The increased powers given to the RBI to clean up asset quality, and to intervene in banks at an earlier stage when risks build, represents an important positive step toward ensuring a healthy banking system in the future
Mumbai : Hailing the ordinance empowering the RBI to initiate insolvency process against top defaulters, international ratings agency Fitch Ratings has said India was making concerted efforts to tackle the festering issue.
“Recent regulatory actions in India suggest the authorities are making a more concerted push to tackle banks’ bad loan problems. We believe that asset resolution will be a dominant theme in the sector over the next few years,” Fitch Ratings said in a statement on Thursday.
“The increased powers given to the Reserve Bank of India to clean up asset quality, and to intervene in banks at an earlier stage when risks build, represents an important positive step toward ensuring a healthy banking system in the future,” the statement said.
In the short term, this was likely to create provisioning costs that would mean continued pressure on bank profits, and it was possible that further losses would push some weaker banks closer to breaching minimum capital requirements, unless they received preemptive capital injections.

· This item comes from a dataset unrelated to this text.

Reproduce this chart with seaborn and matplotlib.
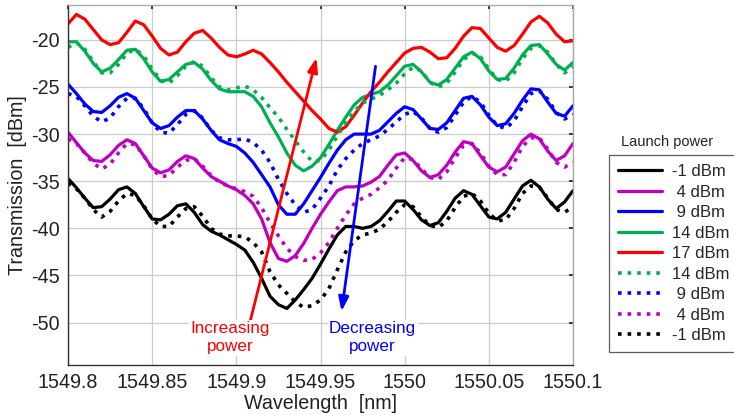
import numpy as np
import pandas as pd
import matplotlib
matplotlib.use("Agg")
import matplotlib.pyplot as plt
import seaborn as sns

wavelength = [round(1549.800 + 0.005 * i, 3) for i in range(61)]

red_17_up = [-18.3, -17.3, -17.8, -18.9, -20.0, -20.5, -20.3, -19.2, -18.0, -18.4,
             -19.6, -20.9, -21.6, -21.3, -20.2, -19.3, -19.0, -19.8, -20.8, -21.6,
             -21.8, -21.5, -21.1, -21.5, -22.4, -23.4, -24.5, -25.5, -26.5, -27.5,
             -28.4, -29.4, -29.8, -29.2, -28.0, -26.7, -25.5, -24.5, -23.4, -22.4,
             -21.4, -20.9, -20.8, -21.3, -22.0, -21.9, -20.9, -19.6, -18.7, -18.8,
             -19.8, -20.8, -21.2, -20.6, -19.4, -18.1, -17.5, -18.2, -19.4, -20.2, -20.1]

green_14_up = [-20.2, -20.2, -21.2, -22.5, -23.4, -23.0, -22.1, -21.1, -21.0, -22.0,
               -23.4, -24.4, -24.2, -23.4, -22.6, -22.4, -23.1, -24.3, -25.2, -25.5,
               -25.5, -25.5, -26.0, -27.1, -28.8, -30.3, -32.0, -33.3, -33.9, -33.4,
               -32.5, -31.1, -29.6, -28.2, -26.9, -26.1, -25.8, -25.5, -24.8, -23.8,
               -22.8, -22.6, -23.4, -24.5, -24.8, -24.2, -23.0, -21.8, -21.3, -22.0,
               -23.3, -24.2, -24.1, -23.0, -21.6, -20.6, -20.5, -21.5, -22.6, -23.2, -22.4]

green_14_down = [-20.8, -20.3, -21.0, -22.3, -23.5, -23.5, -22.6, -21.4, -21.0, -21.7,
                 -23.1, -24.3, -24.6, -23.8, -22.8, -22.3, -22.8, -24.0, -25.0, -25.3,
                 -25.1, -24.9, -25.3, -26.1, -27.2, -28.2, -29.5, -30.7, -31.9, -32.9,
                 -32.8, -31.7, -30.2, -28.8, -27.6, -26.7, -26.3, -25.9, -25.3, -24.6,
                 -23.6, -22.9, -23.3, -24.5, -25.0, -24.6, -23.4, -22.1, -21.4, -21.8,
                 -23.1, -24.2, -24.4, -23.5, -22.0, -20.9, -20.6, -21.3, -22.6, -23.5, -22.8]

blue_9_up = [-24.7, -25.7, -26.8, -27.6, -27.7, -27.0, -26.1, -25.7, -26.2, -27.5,
             -28.8, -29.4, -29.1, -28.2, -27.5, -27.5, -28.4, -29.6, -30.6, -31.0,
             -31.3, -32.0, -33.0, -34.3, -35.6, -37.5, -38.5, -38.5, -37.4, -36.0,
             -34.6, -33.1, -31.7, -30.6, -30.0, -30.0, -30.0, -29.6, -28.7, -27.8,
             -27.1, -27.4, -28.4, -29.4, -29.5, -28.8, -27.5, -26.2, -26.0, -26.9,
             -28.2, -29.1, -28.9, -27.8, -26.4, -25.2, -25.3, -26.6, -27.8, -28.1, -27.0]

blue_9_down = [-25.7, -26.0, -27.0, -28.1, -28.7, -28.3, -27.1, -26.2, -26.2, -27.3,
               -28.8, -29.8, -29.9, -29.0, -27.9, -27.5, -28.3, -29.6, -30.4, -30.6,
               -30.6, -30.5, -30.9, -31.7, -33.0, -34.8, -36.3, -37.5, -38.3, -38.0,
               -36.8, -35.5, -33.8, -32.6, -31.7, -31.0, -30.6, -30.2, -29.5, -28.7,
               -27.9, -27.6, -28.3, -29.4, -29.8, -29.3, -28.0, -26.6, -26.0, -26.6,
               -28.0, -29.1, -29.4, -28.6, -27.1, -25.7, -25.4, -26.3, -27.7, -28.4, -27.9]

magenta_4_up = [-29.8, -30.9, -32.0, -32.8, -32.9, -32.2, -31.2, -30.6, -31.0, -32.3,
                -33.6, -34.1, -33.8, -32.9, -32.3, -32.6, -33.6, -34.5, -35.0, -35.5,
                -35.9, -36.5, -37.4, -39.0, -41.5, -43.2, -43.5, -42.9, -41.6, -40.0,
                -38.5, -37.2, -36.0, -35.6, -35.6, -35.5, -35.1, -34.5, -33.3, -32.2,
                -32.0, -32.8, -33.9, -34.6, -34.3, -33.3, -31.9, -30.8, -31.0, -32.3,
                -33.5, -34.0, -33.5, -32.1, -30.7, -30.0, -30.5, -31.8, -32.8, -32.3, -31.0]

magenta_4_down = [-30.5, -31.0, -32.0, -33.1, -33.7, -33.2, -32.0, -31.0, -31.1, -32.3,
                  -33.7, -34.5, -34.4, -33.5, -32.8, -32.6, -33.4, -34.4, -35.1, -35.5,
                  -35.8, -36.1, -36.6, -37.8, -39.4, -40.8, -42.1, -43.0, -43.4, -43.3,
                  -42.6, -41.5, -40.0, -38.6, -37.4, -36.8, -36.4, -35.7, -34.9, -33.6,
                  -32.5, -32.7, -33.7, -34.6, -34.8, -34.0, -32.5, -31.2, -31.0, -32.0,
                  -33.4, -34.3, -34.3, -33.0, -31.3, -30.4, -30.4, -31.6, -33.0, -33.5, -33.0]

black_m1_up = [-34.7, -35.7, -36.8, -37.8, -37.7, -36.9, -35.9, -35.6, -36.3, -37.7,
               -39.0, -39.1, -38.5, -37.6, -37.4, -38.3, -39.6, -40.3, -40.7, -41.2,
               -41.7, -42.3, -43.6, -45.3, -47.2, -48.1, -48.5, -47.6, -46.5, -45.3,
               -43.8, -42.2, -40.7, -39.8, -39.8, -40.0, -39.8, -39.2, -38.2, -37.1,
               -37.1, -38.0, -39.1, -39.7, -39.4, -38.2, -36.8, -36.0, -36.4, -37.6,
               -38.8, -39.0, -38.3, -36.9, -35.5, -34.9, -35.6, -36.9, -37.9, -37.2, -36.0]

black_m1_down = [-35.2, -35.8, -36.8, -38.0, -38.8, -38.2, -37.1, -36.3, -36.5, -37.6,
                 -39.0, -39.8, -39.8, -38.8, -37.9, -37.7, -38.7, -40.0, -40.6, -40.8,
                 -40.8, -40.9, -41.5, -42.5, -44.6, -46.0, -46.9, -47.8, -48.4, -48.2,
                 -47.6, -46.4, -44.4, -42.5, -41.3, -40.7, -40.5, -40.1, -39.3, -38.3,
                 -37.5, -37.7, -38.8, -39.7, -39.9, -39.2, -37.8, -36.6, -36.3, -37.1,
                 -38.4, -39.2, -39.1, -37.9, -36.3, -35.5, -35.6, -36.8, -38.0, -38.3, -37.7]

series_labels = ["-1 dBm", " 4 dBm", " 9 dBm", "14 dBm", "17 dBm",
                 "14 dBm", " 9 dBm", " 4 dBm", "-1 dBm"]
series_data = [black_m1_up, magenta_4_up, blue_9_up, green_14_up, red_17_up,
               green_14_down, blue_9_down, magenta_4_down, black_m1_down]
series_colors = ["#000000", "#C000C0", "#0000FF", "#00B050", "#FF0000",
                 "#00B050", "#0000FF", "#C000C0", "#000000"]
series_styles = ["-", "-", "-", "-", "-", ":", ":", ":", ":"]

sns.set_theme(style="white")
plt.rcParams['font.family'] = ['Liberation Sans', 'DejaVu Sans']

fig = plt.figure(figsize=(7.34, 4.19), dpi=100)
ax = fig.add_axes([68 / 734, 1 - 365 / 419, (573 - 68) / 734, 360 / 419])

for lab, ys, col, ls in zip(series_labels, series_data, series_colors, series_styles):
    df = pd.DataFrame({"wl": wavelength, "T": ys})
    sns.lineplot(data=df, x="wl", y="T", ax=ax, color=col, linestyle=ls,
                 linewidth=2.3 if ls == "-" else 2.6, label=lab, legend=False,
                 solid_joinstyle="round", dash_joinstyle="round")

ax.set_xlim(1549.8, 1550.1)
ax.set_ylim(-54.5, -16.3)
xt = [1549.8, 1549.85, 1549.9, 1549.95, 1550.0, 1550.05, 1550.1]
ax.set_xticks(xt)
ax.set_xticklabels(["1549.8", "1549.85", "1549.9", "1549.95", "1550", "1550.05", "1550.1"])
ax.set_yticks([-50, -45, -40, -35, -30, -25, -20])
ax.set_yticklabels(["-50", "-45", "-40", "-35", "-30", "-25", "-20"])
ax.tick_params(axis="both", labelsize=14.2, colors="#222222", direction="in",
               length=3, top=True, right=True, pad=6)
ax.grid(True, color="#cccccc", linewidth=0.9)
ax.set_axisbelow(True)
for s in ["left", "bottom"]:
    ax.spines[s].set_color("#333333")
    ax.spines[s].set_linewidth(1.0)
for s in ["top", "right"]:
    ax.spines[s].set_color("#aaaaaa")
    ax.spines[s].set_linewidth(1.0)

ax.set_xlabel("Wavelength  [nm]", fontsize=14.2, color="#222222", labelpad=1)
ax.set_ylabel("Transmission  [dBm]", fontsize=14.2, color="#222222", labelpad=3)

# arrows and annotations
ax.annotate("", xy=(1549.9476, -21.9), xytext=(1549.9083, -49.8),
            arrowprops=dict(arrowstyle="-|>,head_length=0.7,head_width=0.25",
                            color="#FF0000", lw=2.0, shrinkA=0, shrinkB=0))
ax.annotate("", xy=(1549.9625, -48.8), xytext=(1549.9827, -22.8),
            arrowprops=dict(arrowstyle="-|>,head_length=0.7,head_width=0.25",
                            color="#0000FF", lw=2.0, shrinkA=0, shrinkB=0))
ax.text(1549.8964, -51.6, "Increasing\npower", color="#FF0000", fontsize=12.3,
        ha="center", va="center", linespacing=1.25,
        bbox=dict(facecolor="white", edgecolor="none", pad=1))
ax.text(1549.981, -51.6, "Decreasing\npower", color="#0000FF", fontsize=12.3,
        ha="center", va="center", linespacing=1.25,
        bbox=dict(facecolor="white", edgecolor="none", pad=1))

handles, labels = ax.get_legend_handles_labels()
leg = fig.legend(handles, labels, loc="upper left",
                 bbox_to_anchor=(609 / 734, 1 - 155 / 419),
                 fontsize=12, frameon=True, fancybox=False, edgecolor="#333333",
                 handlelength=2.6, handletextpad=0.6, labelspacing=0.33,
                 borderpad=0.55, borderaxespad=0)
leg.get_frame().set_linewidth(0.9)
fig.text(667 / 734, 1 - 142 / 419, "Launch power", fontsize=10.5, ha="center",
         va="center", color="#222222")

fig.savefig("out.png", dpi=100)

“The government’s recent step to enhance the RBI’s powers appears to be a signal to the regulator to assume a more interventionist approach to directly tackle banks’ slow progress on bad loan resolution,” it said. “RBI direction that pushes banks into initiating insolvency processes against borrowers could help to break a deadlock caused by concerns among bank officials that decisions on troubled borrowers will attract investigation by anti-corruption agencies,” it said.